[BRIEF]: From the first line of the listing below, retype each line up to and including the one with "177Q1234 221 1210"; pictures stay out.

[DATA]:
======
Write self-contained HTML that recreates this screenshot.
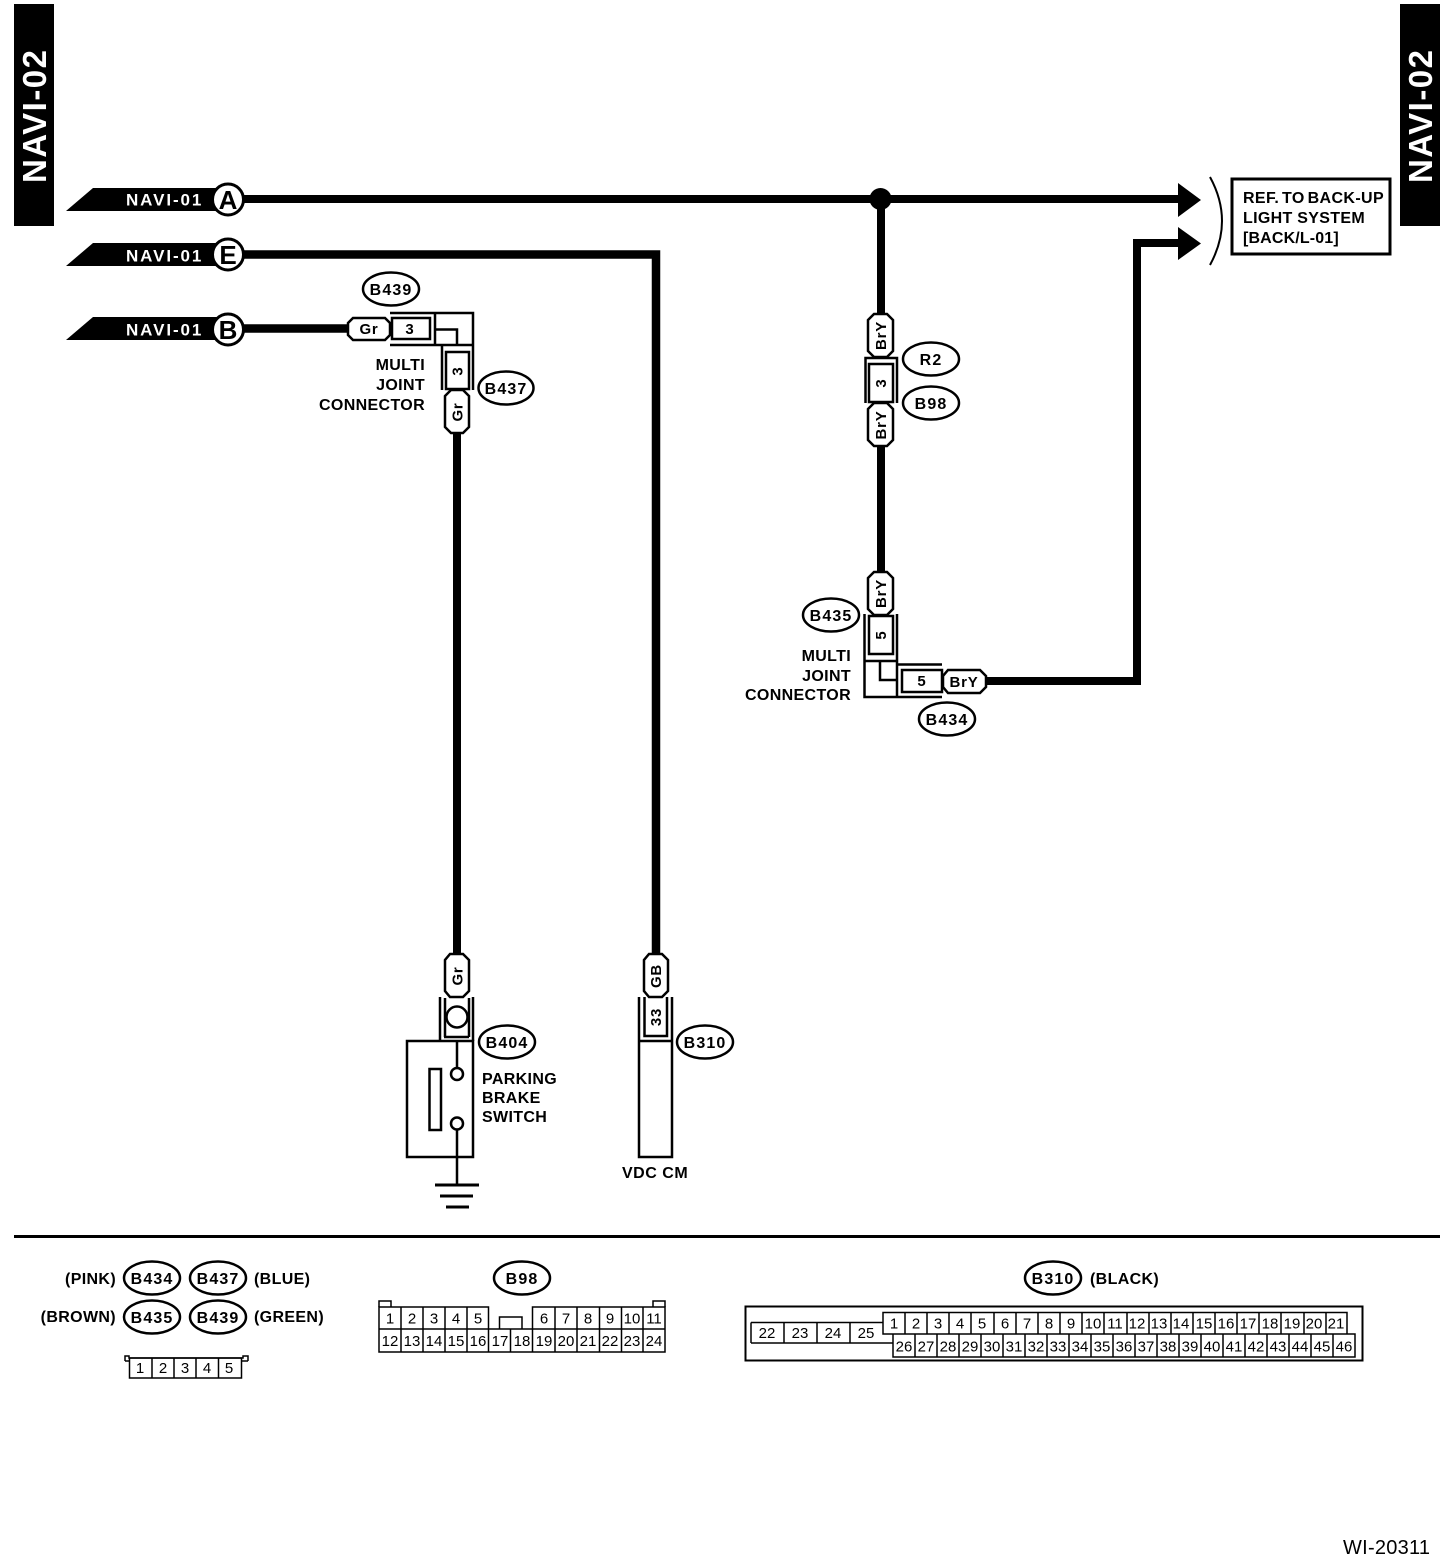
<!DOCTYPE html>
<html><head><meta charset="utf-8"><title>NAVI-02</title>
<style>
html,body{margin:0;padding:0;background:#fff}
svg{display:block}
text{font-family:"Liberation Sans",sans-serif;fill:#000}
.b{font-weight:bold;font-size:16px;letter-spacing:.35px}
.o{font-weight:bold;font-size:16px;text-anchor:middle;letter-spacing:1.1px}
.p{font-weight:bold;font-size:15px;text-anchor:middle;letter-spacing:.8px}
.n{font-size:15px;text-anchor:middle}
.f{font-weight:bold;font-size:17px;fill:#fff;letter-spacing:1.9px}
.l{font-weight:bold;font-size:26px;text-anchor:middle}
.r{text-anchor:end}
.t{font-weight:bold;font-size:33px;fill:#fff}
.s{fill:none;stroke:#000;stroke-width:2.5}
.w{fill:#fff;stroke:#000;stroke-width:2.5}
.c{fill:none;stroke:#000;stroke-width:1.5}
.k{fill:none;stroke:#000;stroke-width:2}
</style></head><body>
<svg width="1456" height="1562" viewBox="0 0 1456 1562" xmlns="http://www.w3.org/2000/svg">
<rect width="1456" height="1562" fill="#fff"/>

<!-- tabs -->
<rect x="14" y="4" width="40" height="222"/>
<rect x="1400" y="4" width="40" height="222"/>
<text class="t" transform="translate(46,183) rotate(-90)" textLength="133">NAVI-02</text>
<text class="t" transform="translate(1432,183) rotate(-90)" textLength="133">NAVI-02</text>

<!-- wires -->
<path d="M243 199H1182" stroke="#000" stroke-width="8" fill="none"/>
<path d="M243 254.500H656V955" stroke="#000" stroke-width="8.500" fill="none"/>
<path d="M243 328.500H347" stroke="#000" stroke-width="8.500" fill="none"/>
<path d="M457 433V955" stroke="#000" stroke-width="8" fill="none"/>
<path d="M881 199V315M881 445V573" stroke="#000" stroke-width="8" fill="none"/>
<path d="M985 681H1137V243H1182" stroke="#000" stroke-width="8" fill="none"/>
<circle cx="880.500" cy="199" r="11"/>
<polygon points="1178,183 1201,200 1178,217"/>
<polygon points="1178,227 1201,243.500 1178,260"/>
<path d="M1210 177Q1234 221 1210 265" class="k"/>

<!-- flags -->
<polygon points="66,211 93,188 220,188 220,211"/>
<polygon points="66,266 93,243 220,243 220,266"/>
<polygon points="66,340 93,317 220,317 220,340"/>
<text class="f" x="126" y="205.500">NAVI-01</text>
<text class="f" x="126" y="261.500">NAVI-01</text>
<text class="f" x="126" y="335.500">NAVI-01</text>
<circle cx="228" cy="199.500" r="15.500" fill="#fff" stroke="#000" stroke-width="3"/>
<circle cx="228" cy="254.500" r="15.500" fill="#fff" stroke="#000" stroke-width="3"/>
<circle cx="228" cy="329.500" r="15.500" fill="#fff" stroke="#000" stroke-width="3"/>
<text class="l" x="228" y="209">A</text>
<text class="l" x="228" y="264">E</text>
<text class="l" x="228" y="339">B</text>

<!-- ref box -->
<rect x="1232" y="179" width="158" height="75" fill="#fff" stroke="#000" stroke-width="3"/>
<text class="b" x="1243" y="203" textLength="141" style="word-spacing:-2px">REF. TO BACK-UP</text>
<text class="b" x="1243" y="223" textLength="122">LIGHT SYSTEM</text>
<text class="b" x="1243" y="243" textLength="96">[BACK/L-01]</text>

<!-- left multi joint -->
<path class="s" d="M390 313H473V390M390 345H473M435 313V345M442 345V390M436 329.500H457V345"/>
<rect class="w" x="392" y="318" width="38" height="21"/>
<polygon class="w" points="353,318 385,318 390,323 390,335 385,340 353,340 348,335 348,323"/>
<text class="p" x="369" y="334">Gr</text>
<text class="p" x="410" y="334">3</text>
<rect class="w" x="446" y="352" width="23" height="37"/>
<text class="p" transform="translate(462.500,371) rotate(-90)">3</text>
<polygon class="w" points="451,390 463,390 469,396 469,427 463,433 451,433 445,427 445,396"/>
<text class="p" transform="translate(462.500,412) rotate(-90)">Gr</text>
<text class="b r" x="425" y="370">MULTI</text>
<text class="b r" x="425" y="390">JOINT</text>
<text class="b r" x="425" y="410">CONNECTOR</text>
<ellipse class="w" cx="391" cy="289" rx="28" ry="16.500"/><text class="o" x="391" y="295">B439</text>
<ellipse class="w" cx="506" cy="388" rx="27.500" ry="16.500"/><text class="o" x="506" y="394">B437</text>

<!-- right column -->
<polygon class="w" points="874,314 887,314 893,320 893,351 887,357 874,357 868,351 868,320"/>
<text class="p" transform="translate(886,335.500) rotate(-90)">BrY</text>
<path class="s" d="M865.500 403V358H897V403"/>
<rect class="w" x="869" y="364" width="24" height="38"/>
<text class="p" transform="translate(886,383) rotate(-90)">3</text>
<polygon class="w" points="874,403 887,403 893,409 893,440 887,446 874,446 868,440 868,409"/>
<text class="p" transform="translate(886,425) rotate(-90)">BrY</text>
<ellipse class="w" cx="931" cy="359" rx="28" ry="16.500"/><text class="o" x="931" y="365">R2</text>
<ellipse class="w" cx="931" cy="403" rx="28" ry="16.500"/><text class="o" x="931" y="409">B98</text>
<polygon class="w" points="874,572 887,572 893,578 893,609 887,615 874,615 868,609 868,578"/>
<text class="p" transform="translate(886,593.500) rotate(-90)">BrY</text>
<path class="s" d="M864.500 614V697H942M897 614V697M864.500 661H897M897 664.500H942M880 661V680H897"/>
<rect class="w" x="869" y="616" width="24" height="38"/>
<text class="p" transform="translate(886,635) rotate(-90)">5</text>
<rect class="w" x="902" y="670" width="40" height="22"/>
<text class="p" x="922" y="686">5</text>
<polygon class="w" points="948,670 980,670 986,676 986,687 980,693 948,693 943,687 943,676"/>
<text class="p" x="964" y="687">BrY</text>
<text class="b r" x="851" y="661">MULTI</text>
<text class="b r" x="851" y="681">JOINT</text>
<text class="b r" x="851" y="700">CONNECTOR</text>
<ellipse class="w" cx="831" cy="615" rx="28" ry="16.500"/><text class="o" x="831" y="621">B435</text>
<ellipse class="w" cx="947" cy="719" rx="28" ry="16.500"/><text class="o" x="947" y="725">B434</text>

<!-- parking brake switch -->
<polygon class="w" points="450,954 463,954 469,960 469,991 463,997 450,997 445,991 445,960"/>
<text class="p" transform="translate(462.500,976) rotate(-90)">Gr</text>
<path class="s" d="M440 997V1041M473 997V1041M444 1037H469"/>
<rect class="s" x="407" y="1041" width="66" height="116"/>
<rect class="s" x="429.500" y="1069" width="11.500" height="61"/>
<circle class="s" cx="457" cy="1017" r="10.500"/>
<path class="s" d="M445 998V1037M469 998V1037"/>
<path class="s" d="M457 1041V1068M457 1129V1185"/>
<circle class="w" cx="457" cy="1074" r="6"/>
<circle class="w" cx="457" cy="1123.500" r="6"/>
<path d="M435 1185H479M440 1196H473M446 1207H469" fill="none" stroke="#000" stroke-width="3"/>
<text class="b" x="482" y="1084">PARKING</text>
<text class="b" x="482" y="1103">BRAKE</text>
<text class="b" x="482" y="1122">SWITCH</text>
<ellipse class="w" cx="507" cy="1042" rx="28" ry="16.500"/><text class="o" x="507" y="1048">B404</text>

<!-- VDC CM -->
<polygon class="w" points="649,954 662,954 668,960 668,991 662,997 649,997 644,991 644,960"/>
<text class="p" transform="translate(661,976) rotate(-90)">GB</text>
<path class="s" d="M639 997V1157H672V997M639 1041H672"/>
<path class="s" d="M644.500 997V1036H667V997"/>
<text class="p" transform="translate(661,1017) rotate(-90)">33</text>
<ellipse class="w" cx="705" cy="1042" rx="28" ry="16.500"/><text class="o" x="705" y="1048">B310</text>
<text class="b" x="622" y="1178" textLength="66">VDC CM</text>

<!-- divider -->
<rect x="14" y="1235" width="1426" height="3"/>

<!-- legend -->
<text class="b r" x="116" y="1284">(PINK)</text>
<text class="b r" x="116" y="1322">(BROWN)</text>
<text class="b" x="254" y="1284">(BLUE)</text>
<text class="b" x="254" y="1322">(GREEN)</text>
<ellipse class="w" cx="152" cy="1278" rx="28" ry="16.500"/><text class="o" x="152" y="1284">B434</text>
<ellipse class="w" cx="218" cy="1278" rx="28" ry="16.500"/><text class="o" x="218" y="1284">B437</text>
<ellipse class="w" cx="152" cy="1317" rx="28" ry="16.500"/><text class="o" x="152" y="1323">B435</text>
<ellipse class="w" cx="218" cy="1317" rx="28" ry="16.500"/><text class="o" x="218" y="1323">B439</text>
<path class="c" d="M125 1361V1356H129V1358H243V1356H248V1361"/>
<rect class="c" x="129.500" y="1358" width="112" height="20"/>
<path class="c" d="M125 1361H129.500M241.500 1361H248M152 1358V1378M174 1358V1378M196 1358V1378M218.500 1358V1378"/>
<text class="n" x="140" y="1373">1</text><text class="n" x="163" y="1373">2</text><text class="n" x="185" y="1373">3</text><text class="n" x="207" y="1373">4</text><text class="n" x="229" y="1373">5</text>

<!-- B98 -->
<ellipse class="w" cx="522" cy="1278" rx="28" ry="16.500"/><text class="o" x="522" y="1284">B98</text>
<path class="c" d="M379 1307V1301H391V1307M653 1307V1301H665V1307"/>
<path class="c" d="M379 1329V1307H488.500V1329M532.500 1329V1307H665V1329M379 1329H665V1352H379V1329"/>
<path class="c" d="M499.500 1329V1317H522V1329"/>
<path class="c" d="M401 1307V1352M423 1307V1352M445 1307V1352M467 1307V1352M488.500 1329V1352M510.500 1329V1352M532.500 1329V1352M555 1307V1352M577 1307V1352M599.500 1307V1352M621.500 1307V1352M643 1307V1352"/>
<text class="n" x="390" y="1323.500">1</text><text class="n" x="412" y="1323.500">2</text><text class="n" x="434" y="1323.500">3</text><text class="n" x="456" y="1323.500">4</text><text class="n" x="478" y="1323.500">5</text>
<text class="n" x="544" y="1323.500">6</text><text class="n" x="566" y="1323.500">7</text><text class="n" x="588" y="1323.500">8</text><text class="n" x="610" y="1323.500">9</text><text class="n" x="632" y="1323.500">10</text><text class="n" x="654" y="1323.500">11</text>
<text class="n" x="390" y="1346">12</text><text class="n" x="412" y="1346">13</text><text class="n" x="434" y="1346">14</text><text class="n" x="456" y="1346">15</text><text class="n" x="478" y="1346">16</text><text class="n" x="500" y="1346">17</text><text class="n" x="522" y="1346">18</text><text class="n" x="544" y="1346">19</text><text class="n" x="566" y="1346">20</text><text class="n" x="588" y="1346">21</text><text class="n" x="610" y="1346">22</text><text class="n" x="632" y="1346">23</text><text class="n" x="654" y="1346">24</text>

<!-- B310 -->
<ellipse class="w" cx="1053" cy="1278" rx="28" ry="16.500"/><text class="o" x="1053" y="1284">B310</text>
<text class="b" x="1090" y="1284">(BLACK)</text>
<rect x="745.500" y="1306.500" width="617" height="54" class="k"/>
<path class="c" d="M751 1322.500H883M751 1343H893M751 1322.500V1343M784 1322.500V1343M817 1322.500V1343M850 1322.500V1343"/>
<path class="c" d="M883 1312.500H1347V1334H883ZM893 1334H1355V1357H893Z"/>
<path class="c" d="M905 1312.500V1334M927 1312.500V1334M949 1312.500V1334M971 1312.500V1334M994 1312.500V1334M1016 1312.500V1334M1038 1312.500V1334M1060 1312.500V1334M1082 1312.500V1334M1104 1312.500V1334M1127 1312.500V1334M1149 1312.500V1334M1171 1312.500V1334M1193 1312.500V1334M1215 1312.500V1334M1237 1312.500V1334M1259 1312.500V1334M1281 1312.500V1334M1304 1312.500V1334M1326 1312.500V1334"/>
<path class="c" d="M915 1334V1357M937 1334V1357M959 1334V1357M981 1334V1357M1003 1334V1357M1025 1334V1357M1047 1334V1357M1069 1334V1357M1091 1334V1357M1113 1334V1357M1135 1334V1357M1157 1334V1357M1179 1334V1357M1201 1334V1357M1223 1334V1357M1245 1334V1357M1267 1334V1357M1289 1334V1357M1311 1334V1357M1333 1334V1357"/>
<text class="n" x="767" y="1338">22</text><text class="n" x="800" y="1338">23</text><text class="n" x="833" y="1338">24</text><text class="n" x="866" y="1338">25</text>
<text class="n" x="894" y="1328.500">1</text><text class="n" x="916" y="1328.500">2</text><text class="n" x="938" y="1328.500">3</text><text class="n" x="960" y="1328.500">4</text><text class="n" x="982" y="1328.500">5</text><text class="n" x="1005" y="1328.500">6</text><text class="n" x="1027" y="1328.500">7</text><text class="n" x="1049" y="1328.500">8</text><text class="n" x="1071" y="1328.500">9</text><text class="n" x="1093" y="1328.500">10</text><text class="n" x="1115" y="1328.500">11</text><text class="n" x="1137" y="1328.500">12</text><text class="n" x="1159" y="1328.500">13</text><text class="n" x="1181" y="1328.500">14</text><text class="n" x="1204" y="1328.500">15</text><text class="n" x="1226" y="1328.500">16</text><text class="n" x="1248" y="1328.500">17</text><text class="n" x="1270" y="1328.500">18</text><text class="n" x="1292" y="1328.500">19</text><text class="n" x="1314" y="1328.500">20</text><text class="n" x="1336" y="1328.500">21</text>
<text class="n" x="904" y="1351.500">26</text><text class="n" x="926" y="1351.500">27</text><text class="n" x="948" y="1351.500">28</text><text class="n" x="970" y="1351.500">29</text><text class="n" x="992" y="1351.500">30</text><text class="n" x="1014" y="1351.500">31</text><text class="n" x="1036" y="1351.500">32</text><text class="n" x="1058" y="1351.500">33</text><text class="n" x="1080" y="1351.500">34</text><text class="n" x="1102" y="1351.500">35</text><text class="n" x="1124" y="1351.500">36</text><text class="n" x="1146" y="1351.500">37</text><text class="n" x="1168" y="1351.500">38</text><text class="n" x="1190" y="1351.500">39</text><text class="n" x="1212" y="1351.500">40</text><text class="n" x="1234" y="1351.500">41</text><text class="n" x="1256" y="1351.500">42</text><text class="n" x="1278" y="1351.500">43</text><text class="n" x="1300" y="1351.500">44</text><text class="n" x="1322" y="1351.500">45</text><text class="n" x="1344" y="1351.500">46</text>

<text x="1343" y="1554" style="font-size:20px" textLength="87">WI-20311</text>
</svg>
</body></html>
======
[THE SOLUTION]:
Write self-contained HTML that recreates this screenshot.
<!DOCTYPE html>
<html><head><meta charset="utf-8"><title>NAVI-02</title>
<style>
html,body{margin:0;padding:0;background:#fff}
svg{display:block}
text{font-family:"Liberation Sans",sans-serif;fill:#000}
.b{font-weight:bold;font-size:16px;letter-spacing:.35px}
.o{font-weight:bold;font-size:16px;text-anchor:middle;letter-spacing:1.1px}
.p{font-weight:bold;font-size:15px;text-anchor:middle;letter-spacing:.8px}
.n{font-size:15px;text-anchor:middle}
.f{font-weight:bold;font-size:17px;fill:#fff;letter-spacing:1.9px}
.l{font-weight:bold;font-size:26px;text-anchor:middle}
.r{text-anchor:end}
.t{font-weight:bold;font-size:33px;fill:#fff}
.s{fill:none;stroke:#000;stroke-width:2.5}
.w{fill:#fff;stroke:#000;stroke-width:2.5}
.c{fill:none;stroke:#000;stroke-width:1.5}
.k{fill:none;stroke:#000;stroke-width:2}
</style></head><body>
<svg width="1456" height="1562" viewBox="0 0 1456 1562" xmlns="http://www.w3.org/2000/svg">
<rect width="1456" height="1562" fill="#fff"/>

<!-- tabs -->
<rect x="14" y="4" width="40" height="222"/>
<rect x="1400" y="4" width="40" height="222"/>
<text class="t" transform="translate(46,183) rotate(-90)" textLength="133">NAVI-02</text>
<text class="t" transform="translate(1432,183) rotate(-90)" textLength="133">NAVI-02</text>

<!-- wires -->
<path d="M243 199H1182" stroke="#000" stroke-width="8" fill="none"/>
<path d="M243 254.500H656V955" stroke="#000" stroke-width="8.500" fill="none"/>
<path d="M243 328.500H347" stroke="#000" stroke-width="8.500" fill="none"/>
<path d="M457 433V955" stroke="#000" stroke-width="8" fill="none"/>
<path d="M881 199V315M881 445V573" stroke="#000" stroke-width="8" fill="none"/>
<path d="M985 681H1137V243H1182" stroke="#000" stroke-width="8" fill="none"/>
<circle cx="880.500" cy="199" r="11"/>
<polygon points="1178,183 1201,200 1178,217"/>
<polygon points="1178,227 1201,243.500 1178,260"/>
<path d="M1210 177Q1234 221 1210 265" class="k"/>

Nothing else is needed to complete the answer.